Washington Redskins Should Wait Before Extending Brian Orakpo's Contract

Brad Gagnon@Brad_Gagnon NFL National ColumnistMay 8, 2013

July 26, 2012; Ashburn, VA, USA; Washington Redskins linebacker Brian Orakpo leaves the practice bubble after initial team walkthroughs on the first day of Redskins 2012 training camp at Redskins Park. Mandatory Credit: Geoff Burke-USA TODAY Sports
Geoff Burke-USA TODAY Sports

Part of the reason the Washington Redskins defense wasn't able to perform at a high level in 2012 was that its most talented player was forced to miss all but two games due to injury.

With Brian Orakpo in 2011, the 'Skins ranked seventh in the NFL with a sack percentage of 7.5. Without him for virtually all of 2012, they ranked fifth-last in the league at 4.8 percent. And so naturally, you'd assume that the team would be antsy to ensure that Orakpo—whose rookie contract expires after the 2013 season—won't be going anywhere for a long time. 

The problem, of course, is that Orakpo wasn't on the field much in 2012. And his injury wasn't an isolated incident. The 26-year-old has now injured the same pectoral muscle twice in the last three regular-season football games he's played in. Orakpo also aggravated the same injury during the preseason last year.

He says he's fully healthy now, and that "the pec is feeling great," but exactly one year ago, he was singing the exact same tune: 

That might be a big reason why the the Redskins have yet to talk to Orakpo about keeping him in burgundy long-term. He said this week he wants "to be a Redskin for life," but it's not unreasonable for the 'Skins to put extension talks off until they've seen that his left pec can sustain itself for more than two consecutive games.

"The issue is that it is difficult to establish a fair market value for Brian Orakpo," wrote CSN Washington's Rich Tandler on Tuesday. "The difference between his potential upside and down side is substantial."

Yes, the No. 13 overall pick from the 2009 draft could get back on track in 2013, register double-digit sacks and earn a contract in Clay Matthews' range. Matthew signed a six-year, $69.73 million deal with the Packers last month, and he's considered to be in the upper echelon among players at that position. 

But there's also a chance Orakpo aggravates the injury or suffers another one, in which case the Redskins would save some cash or decide to walk away and roll the dice with Ryan Kerrigan and Rob Jackson in 2014. 

Tandler's got the right idea.

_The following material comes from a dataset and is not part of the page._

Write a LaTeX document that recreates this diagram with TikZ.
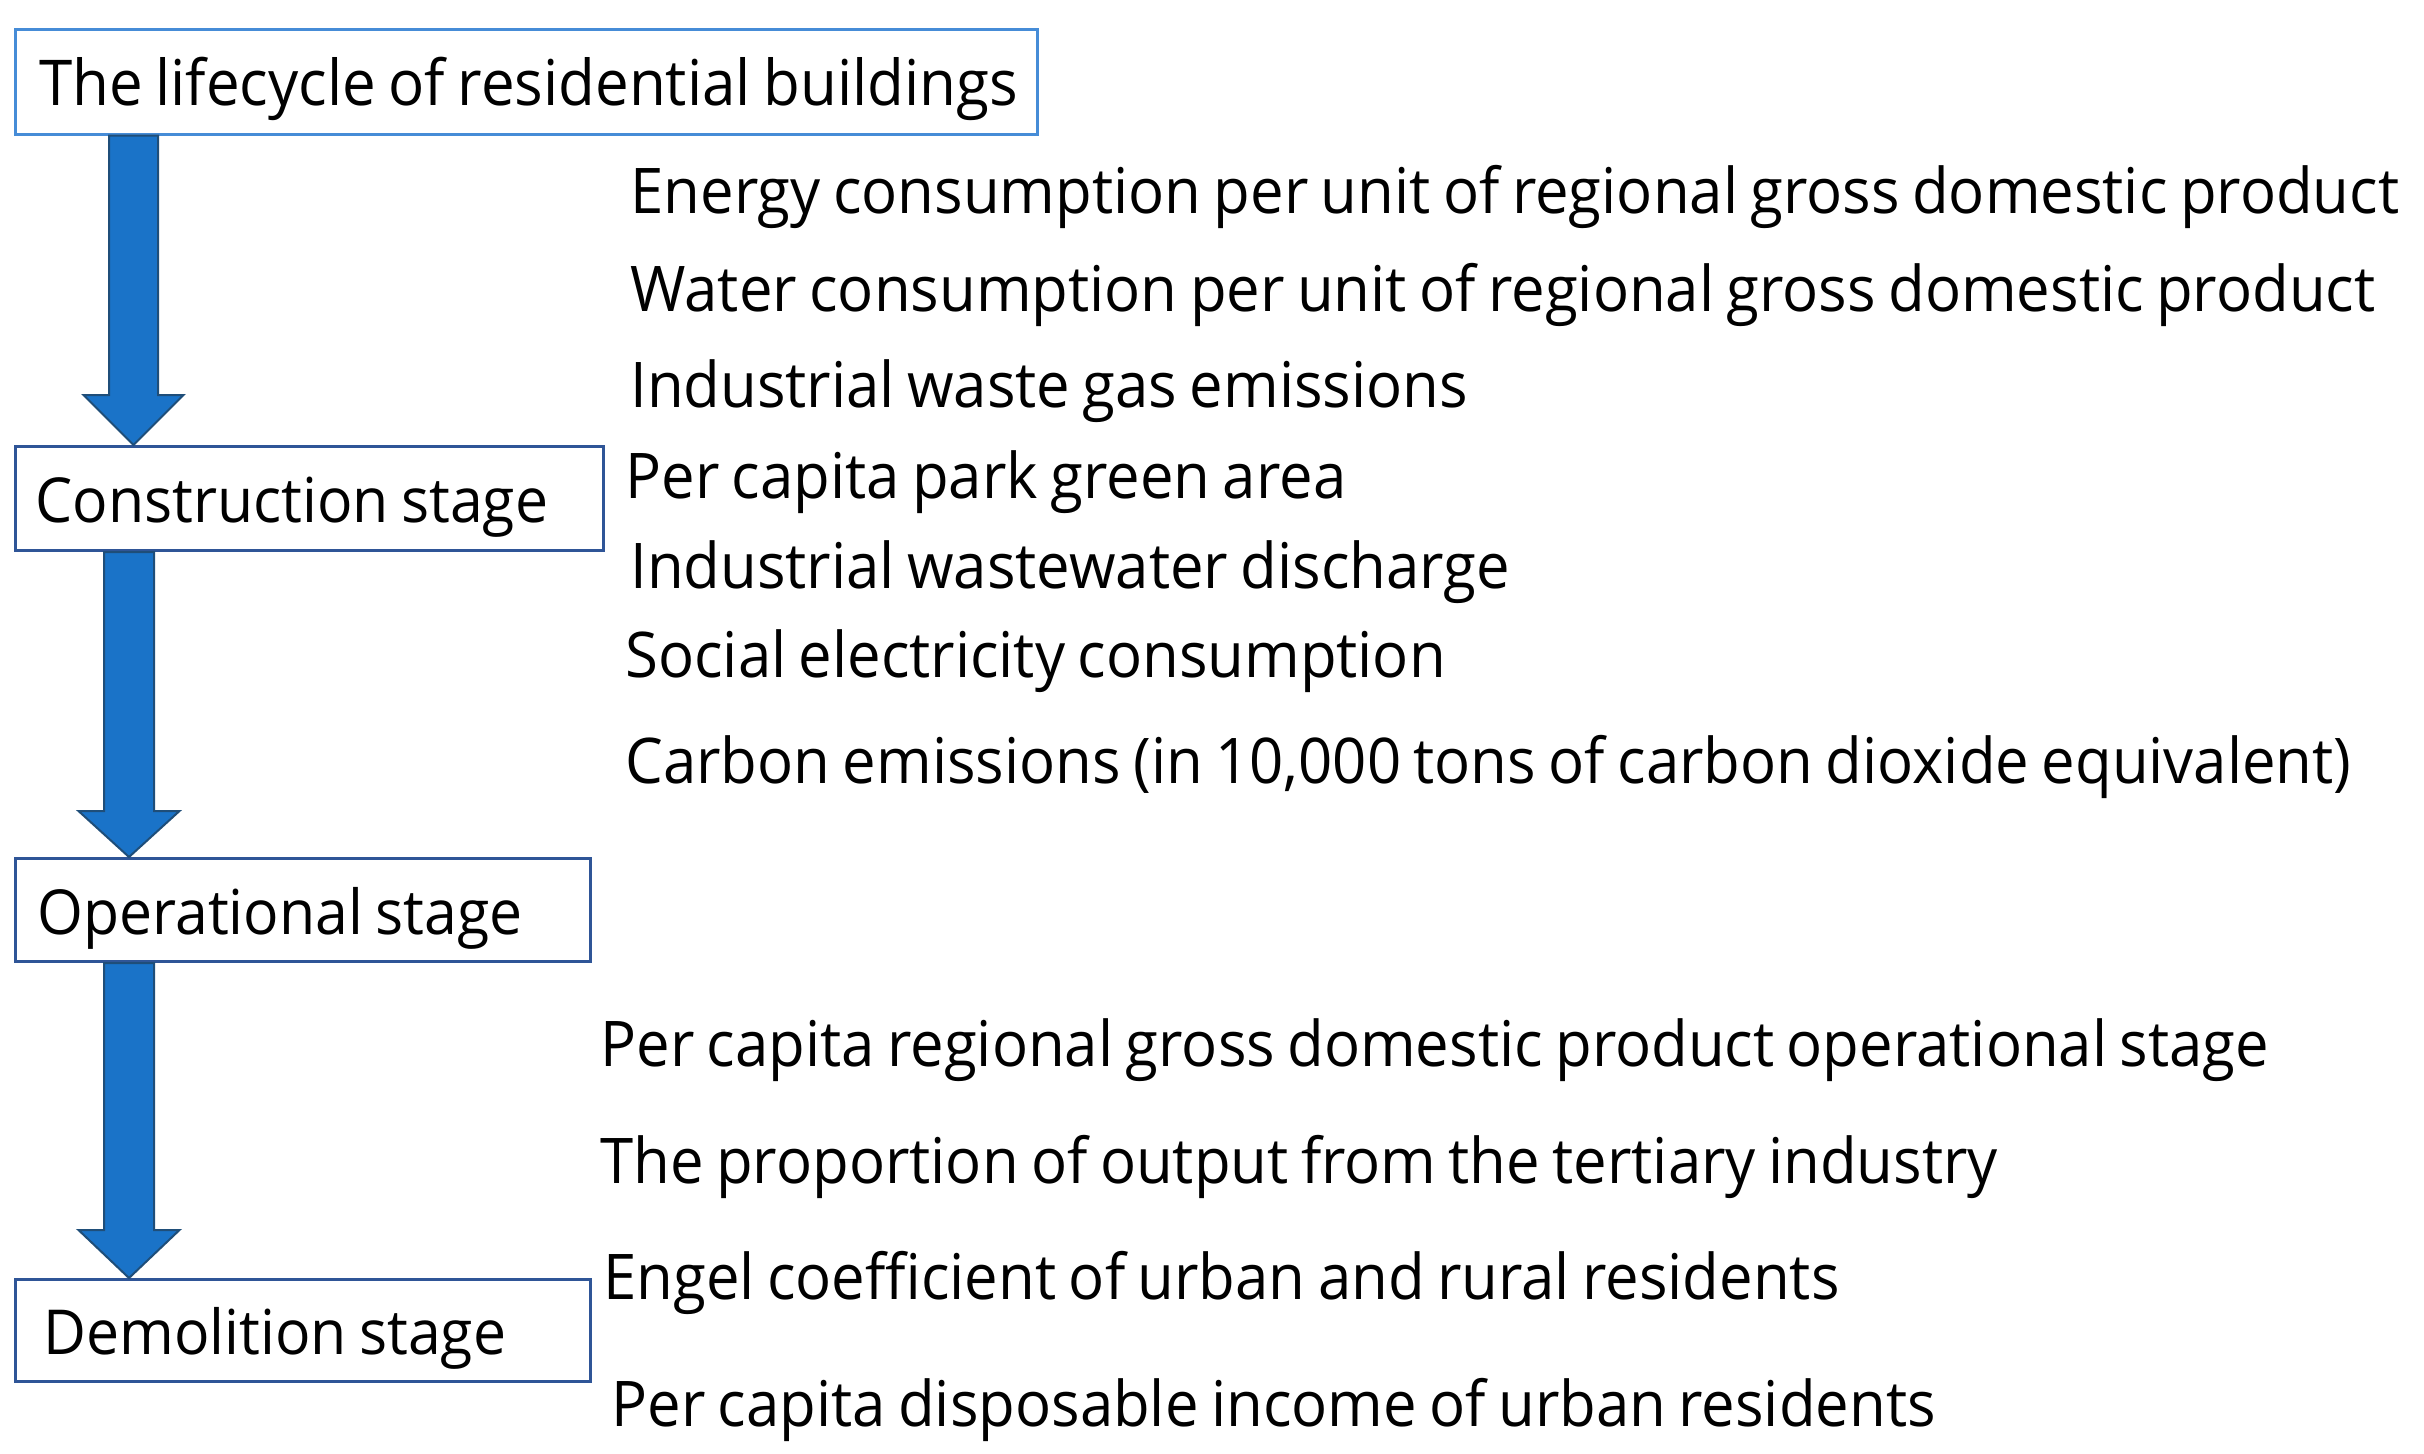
\documentclass[tikz,border=0pt]{standalone}
\usepackage{fontspec}
\setmainfont[FakeStretch=0.95,WordSpace=0.8]{Open Sans}
\usetikzlibrary{calc}
\definecolor{lightedge}{RGB}{70,140,215}
\definecolor{darkedge}{RGB}{47,85,151}
\definecolor{arrowfill}{RGB}{26,115,200}
\definecolor{arrowedge}{RGB}{31,78,121}
\newcommand\lcarrow[6]{%
  \draw[blockarr] ($(#3 |- #1.south)+(-#4,0)$) -- ($(#3 |- #2.north)+(-#4,-#6)$)
    -- ($(#3 |- #2.north)+(-#5,-#6)$) -- (#3 |- #2.north)
    -- ($(#3 |- #2.north)+(#5,-#6)$) -- ($(#3 |- #2.north)+(#4,-#6)$)
    -- ($(#3 |- #1.south)+(#4,0)$) -- cycle;}
\newcommand\lefttext[2]{\makebox[#1][l]{#2}}
\begin{document}
\begin{tikzpicture}[x=0.5pt,y=-0.5pt,
  every node/.style={font=\fontsize{31.5pt}{38pt}\selectfont, text=black},
  stagebox/.style={draw=darkedge, line width=1.5pt, anchor=north west,
    inner ysep=0pt, text height=28pt, text depth=4pt,
    font=\fontsize{31pt}{38pt}\selectfont},
  item/.style={anchor=base west, inner sep=0pt},
  blockarr/.style={fill=arrowfill, draw=arrowedge, line width=1pt, line join=miter}]
\useasboundingbox (0,0) rectangle (2424,1453);

% stage boxes
\node[stagebox, draw=lightedge, line width=1.3pt, inner xsep=12pt,
  minimum height=52.5pt, font=\fontsize{31.6pt}{38pt}\selectfont] (top) at (14,28)
  {\lefttext{487pt}{The lifecycle of residential buildings}};
\node[stagebox, inner xsep=10pt, minimum height=52pt]
  (con) at (14,445) {\lefttext{274pt}{Construction stage}};
\node[stagebox, inner xsep=11pt, minimum height=51.5pt]
  (ope) at (14,857) {\lefttext{265.5pt}{Operational stage}};
\node[stagebox, inner xsep=14pt, minimum height=51pt]
  (dem) at (14,1278) {\lefttext{259.5pt}{Demolition stage}};

% block arrows
\coordinate (ax1) at (133.5,0);
\coordinate (ax2) at (129,0);
\lcarrow{top}{con}{ax1}{24.5}{50}{50}
\lcarrow{con}{ope}{ax2}{25}{50.5}{46}
\lcarrow{ope}{dem}{ax2}{25}{50.5}{48}

% indicator texts
\node[item] (i1) at (630,213) {Energy consumption per unit of regional gross domestic product};
\node[item] (i2) at (630,311) {Water consumption per unit of regional gross domestic product};
\node[item] (i3) at (630,407) {Industrial waste gas emissions};
\node[item] (i4) at (625,498) {Per capita park green area};
\node[item] (i5) at (630,588) {Industrial wastewater discharge};
\node[item] (i6) at (625,677) {Social electricity consumption};
\node[item] (i7) at (625,783) {Carbon emissions (in 10,000 tons of carbon dioxide equivalent)};
\node[item] (i8) at (600,1066) {Per capita regional gross domestic product operational stage};
\node[item] (i9) at (600,1183) {The proportion of output from the tertiary industry};
\node[item] (i10) at (603,1299) {Engel coefficient of urban and rural residents};
\node[item] (i11) at (611,1426) {Per capita disposable income of urban residents};
\end{tikzpicture}
\end{document}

The Redskins are slated to have plenty of cap space next offseason, so there's no reason to rush here. If they have to use the franchise tag, so be it. The point is that they have flexibility now that those league-imposed sanctions are a thing of the past.

Waiting will cost the Redskins money in the short term, because they'll be unable to reduce Orakpo's 2013 cap number, and it could even cost them money in the long term. But we're talking about such a crucial investment that taking some time to assess Orakpo's durability is the most prudent thing to do.